## Short problem
Write out the records that appear below, verbatim and complete, but without pictures.

## Records for the task
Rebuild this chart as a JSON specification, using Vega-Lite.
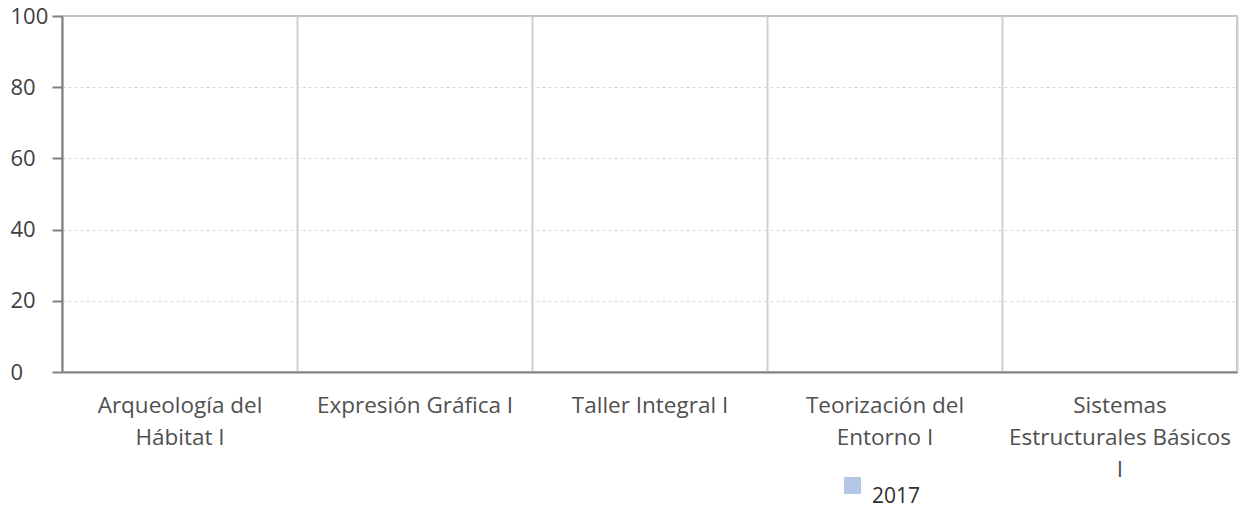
{
  "$schema": "https://vega.github.io/schema/vega-lite/v6.json",
  "width": 1175,
  "height": 356,
  "autosize": {"type": "none"},
  "padding": {"left": 62, "top": 16, "right": 6, "bottom": 136},
  "background": "white",
  "config": {
    "view": {"stroke": "#c4c4c4", "strokeWidth": 2},
    "font": "Open Sans"
  },
  "data": {
    "values": [
      {"materia": "Arqueología del Hábitat I", "anio": "2017", "valor": 0},
      {"materia": "Expresión Gráfica I", "anio": "2017", "valor": 0},
      {"materia": "Taller Integral I", "anio": "2017", "valor": 0},
      {"materia": "Teorización del Entorno I", "anio": "2017", "valor": 0},
      {"materia": "Sistemas Estructurales Básicos I", "anio": "2017", "valor": 0}
    ]
  },
  "mark": {"type": "bar"},
  "encoding": {
    "x": {
      "field": "materia",
      "type": "nominal",
      "sort": null,
      "scale": {"paddingInner": 0, "paddingOuter": 0},
      "axis": {
        "title": null,
        "labelAngle": 0,
        "tickBand": "extent",
        "grid": true,
        "gridColor": "#d0d0d0",
        "gridWidth": 2,
        "ticks": false,
        "domainColor": "#808080",
        "domainWidth": 2,
        "labelFont": "Open Sans",
        "labelFontSize": 22.5,
        "labelColor": "#505050",
        "labelPadding": 17,
        "labelBaseline": "line-top",
        "labelLineHeight": 32,
        "labelLimit": 300,
        "labelExpr": "datum.label == 'Arqueología del Hábitat I' ? ['Arqueología del', 'Hábitat I'] : datum.label == 'Teorización del Entorno I' ? ['Teorización del', 'Entorno I'] : datum.label == 'Sistemas Estructurales Básicos I' ? ['Sistemas', 'Estructurales Básicos', 'I'] : datum.label"
      }
    },
    "y": {
      "field": "valor",
      "type": "quantitative",
      "scale": {"domain": [0, 100]},
      "axis": {
        "title": null,
        "values": [0, 20, 40, 60, 80, 100],
        "tickSize": 10,
        "tickColor": "#808080",
        "tickWidth": 2,
        "domainColor": "#808080",
        "domainWidth": 2,
        "labelAlign": "left",
        "labelPadding": 42,
        "labelFont": "Open Sans",
        "labelFontSize": 22,
        "labelColor": "#404040",
        "grid": true,
        "gridDash": [3, 3],
        "gridColor": "#d8d8d8",
        "gridWidth": 1,
        "gridOpacity": {"expr": "datum.value == 0 || datum.value == 100 ? 0 : 1"}
      }
    },
    "color": {
      "field": "anio",
      "type": "nominal",
      "scale": {"range": ["#b4c7e7"]},
      "legend": {
        "title": null,
        "orient": "none",
        "legendX": 780,
        "legendY": 459,
        "symbolType": "square",
        "symbolSize": 289,
        "symbolStrokeWidth": 0,
        "labelFont": "Open Sans",
        "labelFontSize": 21,
        "labelColor": "#303030",
        "labelBaseline": "top",
        "labelOffset": 9
      }
    }
  }
}
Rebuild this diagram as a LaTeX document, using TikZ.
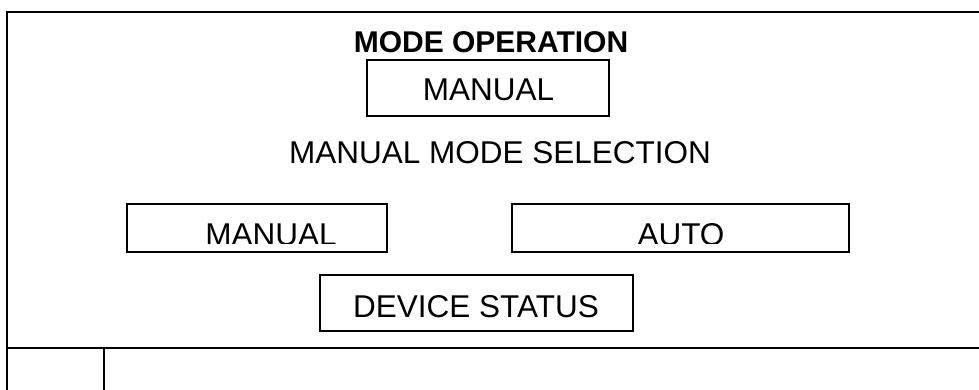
\documentclass[tikz,border=0pt]{standalone}
\usepackage{fontspec}
\setmainfont{Liberation Sans}
\begin{document}
\begin{tikzpicture}[x=1pt,y=-1pt,
  frame/.style={line width=2pt,black},
  box/.style={draw,line width=1.5pt,rectangle,inner sep=0pt},
  lbl/.style={anchor=base,inner sep=0pt,font=\fontsize{31.5}{36}\selectfont},
  ttl/.style={anchor=base,inner sep=0pt,font=\fontsize{30}{36}\selectfont\bfseries}]
\useasboundingbox (0,0) rectangle (979,390);
\clip (0,0) rectangle (979,390);
% outer frame
\coordinate (tl) at (7,12);
\coordinate (br) at (990,400);
\draw[frame] (tl) rectangle (br);
\coordinate (hl) at (7,348);
\coordinate (hr) at (990,348);
\draw[frame] (hl) -- (hr);
\coordinate (vt) at (104,348);
\coordinate (vb) at (104,400);
\draw[line width=1.5pt] (vt) -- (vb);
% title
\node[ttl] (title) at (491,53) {MODE OPERATION};
% top manual box
\node[box,minimum width=242pt,minimum height=56pt] (mbox) at (488,88) {};
\node[lbl] (mtxt) at (488.5,101) {MANUAL};
% selection text
\node[lbl] (sel) at (500,164) {MANUAL MODE SELECTION};
% left/right boxes
\node[box,minimum width=260pt,minimum height=48pt] (lbox) at (257,228) {};
\node[box,minimum width=337pt,minimum height=48pt] (rbox) at (680.5,228) {};
\begin{scope}
\clip (0,0) rectangle (979,243);
\node[lbl] (ltxt) at (271,245) {MANUAL};
\node[lbl] (rtxt) at (681,245) {AUTO};
\end{scope}
% device status
\node[box,minimum width=313pt,minimum height=56pt] (dbox) at (476.5,303) {};
\node[lbl] (dtxt) at (476,317) {DEVICE STATUS};
\end{tikzpicture}
\end{document}
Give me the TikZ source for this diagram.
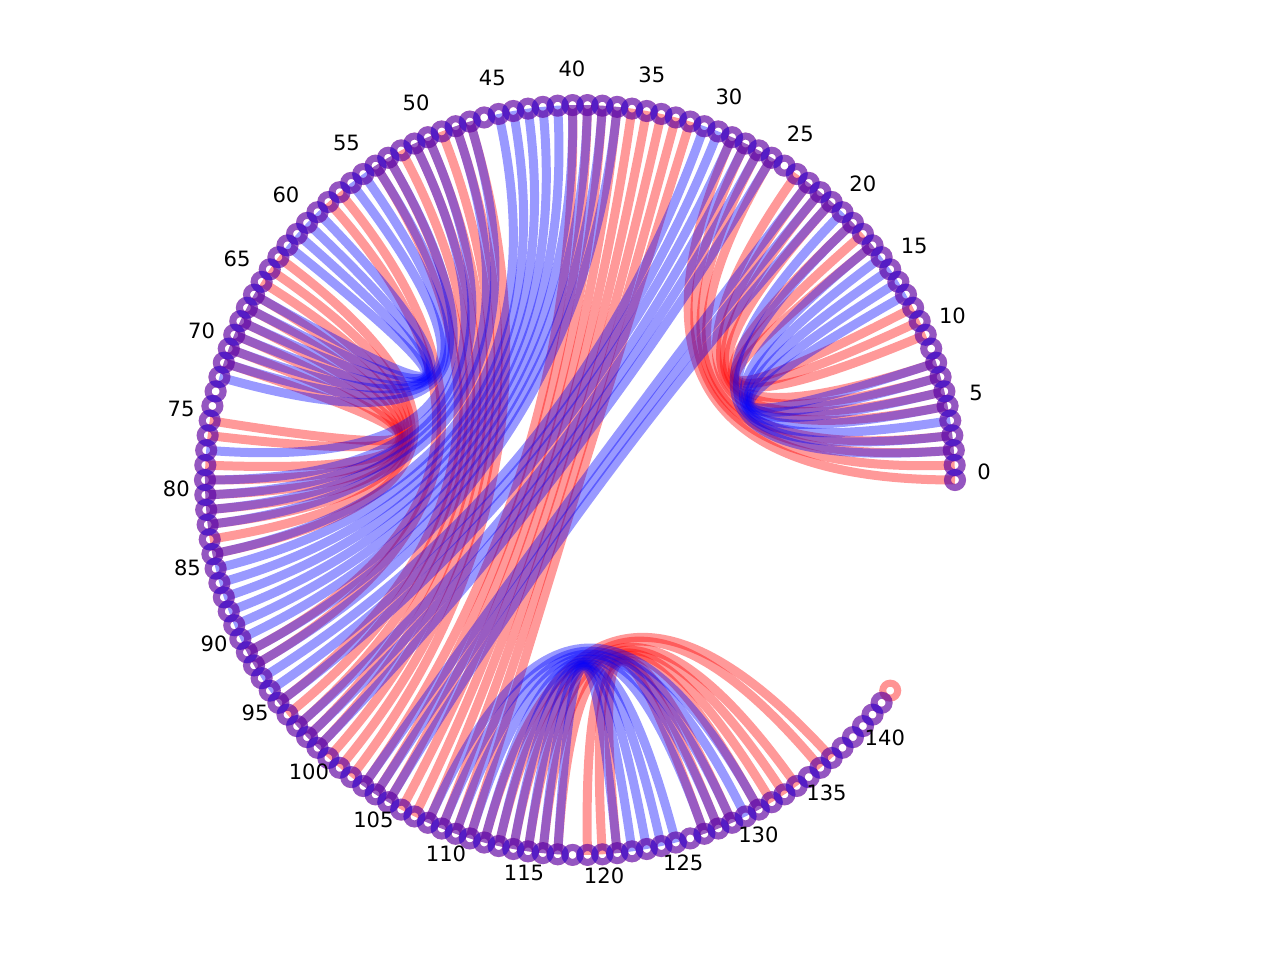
\documentclass[tikz,border=0pt]{standalone}
\usepackage{fontspec}
\setmainfont{DejaVu Sans}
\usetikzlibrary{calc}
\pgfdeclarelayer{edges}
\pgfsetlayers{edges,main}

\newcommand{\stp}{2.2785}

\begin{document}
\begin{tikzpicture}[
    redring/.style={circle, draw=red, draw opacity=0.42, line width=0.14cm, minimum size=0.30cm, inner sep=0pt},
    bluering/.style={circle, draw=blue, draw opacity=0.42, line width=0.14cm, minimum size=0.30cm, inner sep=0pt},
    redpair/.style={draw=red, draw opacity=0.4, line width=0.18cm},
    bluepair/.style={draw=blue, draw opacity=0.4, line width=0.18cm},
    lbl/.style={font=\fontsize{12}{14}\selectfont, anchor=base, inner sep=0pt}
]
\useasboundingbox (-11.6,-9.6) rectangle (14.0,9.6);
\coordinate (hub) at (0,0);

% Red structure nodes
\foreach \i in {0,...,143}
  \node[redring] (r\i) at (\i*\stp:7.5) {};
% Blue structure nodes
\foreach \i in {0,...,142}
  \node[bluering] (b\i) at (\i*\stp:7.5) {};

% Index labels
\foreach \i in {0,5,...,140}
  \node[lbl] (t\i) at (\i*\stp:8.08) {\i};

\begin{pgfonlayer}{edges}
% Red pairs
\foreach \a/\b in {0/29,1/28,2/27,3/26,5/24,6/23,7/22,8/21,10/19,11/18,12/17,
    32/111,33/110,34/109,35/108,36/107,37/106,38/105,39/104,40/103,
    47/102,48/101,49/100,50/99,51/98,52/97,53/96,54/95,57/92,58/91,
    63/84,64/83,65/82,66/81,67/80,68/79,69/78,70/76,71/75,
    112/137,113/136,114/134,115/133,116/132,117/131,119/129,120/128,121/127}
  \draw[redpair] (r\a.center) .. controls ($(r\a.center)!0.6667!(hub)$) and ($(r\b.center)!0.6667!(hub)$) .. (r\b.center);
% Blue pairs
\foreach \a/\b in {2/20,3/19,4/17,5/16,6/15,7/14,8/13,
    21/105,22/104,23/103,26/99,27/98,28/97,29/95,30/94,31/93,
    37/92,38/91,39/90,40/89,41/88,42/87,43/86,44/85,45/84,
    47/82,48/81,50/80,51/79,53/77,54/72,55/71,56/70,59/69,60/68,61/67,62/66,
    108/131,109/130,110/129,111/128,112/127,113/125,114/124,115/123,116/122,117/121}
  \draw[bluepair] (b\a.center) .. controls ($(b\a.center)!0.6667!(hub)$) and ($(b\b.center)!0.6667!(hub)$) .. (b\b.center);
\end{pgfonlayer}
\end{tikzpicture}
\end{document}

## Answer to the exercise
Rebuild this chart as a JSON specification, using Vega-Lite.
{
  "$schema": "https://vega.github.io/schema/vega-lite/v6.json",
  "width": 1175,
  "height": 356,
  "autosize": {"type": "none"},
  "padding": {"left": 62, "top": 16, "right": 6, "bottom": 136},
  "background": "white",
  "config": {
    "view": {"stroke": "#c4c4c4", "strokeWidth": 2},
    "font": "Open Sans"
  },
  "data": {
    "values": [
      {"materia": "Arqueología del Hábitat I", "anio": "2017", "valor": 0},
      {"materia": "Expresión Gráfica I", "anio": "2017", "valor": 0},
      {"materia": "Taller Integral I", "anio": "2017", "valor": 0},
      {"materia": "Teorización del Entorno I", "anio": "2017", "valor": 0},
      {"materia": "Sistemas Estructurales Básicos I", "anio": "2017", "valor": 0}
    ]
  },
  "mark": {"type": "bar"},
  "encoding": {
    "x": {
      "field": "materia",
      "type": "nominal",
      "sort": null,
      "scale": {"paddingInner": 0, "paddingOuter": 0},
      "axis": {
        "title": null,
        "labelAngle": 0,
        "tickBand": "extent",
        "grid": true,
        "gridColor": "#d0d0d0",
        "gridWidth": 2,
        "ticks": false,
        "domainColor": "#808080",
        "domainWidth": 2,
        "labelFont": "Open Sans",
        "labelFontSize": 22.5,
        "labelColor": "#505050",
        "labelPadding": 17,
        "labelBaseline": "line-top",
        "labelLineHeight": 32,
        "labelLimit": 300,
        "labelExpr": "datum.label == 'Arqueología del Hábitat I' ? ['Arqueología del', 'Hábitat I'] : datum.label == 'Teorización del Entorno I' ? ['Teorización del', 'Entorno I'] : datum.label == 'Sistemas Estructurales Básicos I' ? ['Sistemas', 'Estructurales Básicos', 'I'] : datum.label"
      }
    },
    "y": {
      "field": "valor",
      "type": "quantitative",
      "scale": {"domain": [0, 100]},
      "axis": {
        "title": null,
        "values": [0, 20, 40, 60, 80, 100],
        "tickSize": 10,
        "tickColor": "#808080",
        "tickWidth": 2,
        "domainColor": "#808080",
        "domainWidth": 2,
        "labelAlign": "left",
        "labelPadding": 42,
        "labelFont": "Open Sans",
        "labelFontSize": 22,
        "labelColor": "#404040",
        "grid": true,
        "gridDash": [3, 3],
        "gridColor": "#d8d8d8",
        "gridWidth": 1,
        "gridOpacity": {"expr": "datum.value == 0 || datum.value == 100 ? 0 : 1"}
      }
    },
    "color": {
      "field": "anio",
      "type": "nominal",
      "scale": {"range": ["#b4c7e7"]},
      "legend": {
        "title": null,
        "orient": "none",
        "legendX": 780,
        "legendY": 459,
        "symbolType": "square",
        "symbolSize": 289,
        "symbolStrokeWidth": 0,
        "labelFont": "Open Sans",
        "labelFontSize": 21,
        "labelColor": "#303030",
        "labelBaseline": "top",
        "labelOffset": 9
      }
    }
  }
}
Rebuild this diagram as a LaTeX document, using TikZ.
\documentclass[tikz,border=0pt]{standalone}
\usepackage{fontspec}
\setmainfont{Liberation Sans}
\begin{document}
\begin{tikzpicture}[x=1pt,y=-1pt,
  frame/.style={line width=2pt,black},
  box/.style={draw,line width=1.5pt,rectangle,inner sep=0pt},
  lbl/.style={anchor=base,inner sep=0pt,font=\fontsize{31.5}{36}\selectfont},
  ttl/.style={anchor=base,inner sep=0pt,font=\fontsize{30}{36}\selectfont\bfseries}]
\useasboundingbox (0,0) rectangle (979,390);
\clip (0,0) rectangle (979,390);
% outer frame
\coordinate (tl) at (7,12);
\coordinate (br) at (990,400);
\draw[frame] (tl) rectangle (br);
\coordinate (hl) at (7,348);
\coordinate (hr) at (990,348);
\draw[frame] (hl) -- (hr);
\coordinate (vt) at (104,348);
\coordinate (vb) at (104,400);
\draw[line width=1.5pt] (vt) -- (vb);
% title
\node[ttl] (title) at (491,53) {MODE OPERATION};
% top manual box
\node[box,minimum width=242pt,minimum height=56pt] (mbox) at (488,88) {};
\node[lbl] (mtxt) at (488.5,101) {MANUAL};
% selection text
\node[lbl] (sel) at (500,164) {MANUAL MODE SELECTION};
% left/right boxes
\node[box,minimum width=260pt,minimum height=48pt] (lbox) at (257,228) {};
\node[box,minimum width=337pt,minimum height=48pt] (rbox) at (680.5,228) {};
\begin{scope}
\clip (0,0) rectangle (979,243);
\node[lbl] (ltxt) at (271,245) {MANUAL};
\node[lbl] (rtxt) at (681,245) {AUTO};
\end{scope}
% device status
\node[box,minimum width=313pt,minimum height=56pt] (dbox) at (476.5,303) {};
\node[lbl] (dtxt) at (476,317) {DEVICE STATUS};
\end{tikzpicture}
\end{document}
Give me the TikZ source for this diagram.
\documentclass[tikz,border=0pt]{standalone}
\usepackage{fontspec}
\setmainfont{DejaVu Sans}
\usetikzlibrary{calc}
\pgfdeclarelayer{edges}
\pgfsetlayers{edges,main}

\newcommand{\stp}{2.2785}

\begin{document}
\begin{tikzpicture}[
    redring/.style={circle, draw=red, draw opacity=0.42, line width=0.14cm, minimum size=0.30cm, inner sep=0pt},
    bluering/.style={circle, draw=blue, draw opacity=0.42, line width=0.14cm, minimum size=0.30cm, inner sep=0pt},
    redpair/.style={draw=red, draw opacity=0.4, line width=0.18cm},
    bluepair/.style={draw=blue, draw opacity=0.4, line width=0.18cm},
    lbl/.style={font=\fontsize{12}{14}\selectfont, anchor=base, inner sep=0pt}
]
\useasboundingbox (-11.6,-9.6) rectangle (14.0,9.6);
\coordinate (hub) at (0,0);

% Red structure nodes
\foreach \i in {0,...,143}
  \node[redring] (r\i) at (\i*\stp:7.5) {};
% Blue structure nodes
\foreach \i in {0,...,142}
  \node[bluering] (b\i) at (\i*\stp:7.5) {};

% Index labels
\foreach \i in {0,5,...,140}
  \node[lbl] (t\i) at (\i*\stp:8.08) {\i};

\begin{pgfonlayer}{edges}
% Red pairs
\foreach \a/\b in {0/29,1/28,2/27,3/26,5/24,6/23,7/22,8/21,10/19,11/18,12/17,
    32/111,33/110,34/109,35/108,36/107,37/106,38/105,39/104,40/103,
    47/102,48/101,49/100,50/99,51/98,52/97,53/96,54/95,57/92,58/91,
    63/84,64/83,65/82,66/81,67/80,68/79,69/78,70/76,71/75,
    112/137,113/136,114/134,115/133,116/132,117/131,119/129,120/128,121/127}
  \draw[redpair] (r\a.center) .. controls ($(r\a.center)!0.6667!(hub)$) and ($(r\b.center)!0.6667!(hub)$) .. (r\b.center);
% Blue pairs
\foreach \a/\b in {2/20,3/19,4/17,5/16,6/15,7/14,8/13,
    21/105,22/104,23/103,26/99,27/98,28/97,29/95,30/94,31/93,
    37/92,38/91,39/90,40/89,41/88,42/87,43/86,44/85,45/84,
    47/82,48/81,50/80,51/79,53/77,54/72,55/71,56/70,59/69,60/68,61/67,62/66,
    108/131,109/130,110/129,111/128,112/127,113/125,114/124,115/123,116/122,117/121}
  \draw[bluepair] (b\a.center) .. controls ($(b\a.center)!0.6667!(hub)$) and ($(b\b.center)!0.6667!(hub)$) .. (b\b.center);
\end{pgfonlayer}
\end{tikzpicture}
\end{document}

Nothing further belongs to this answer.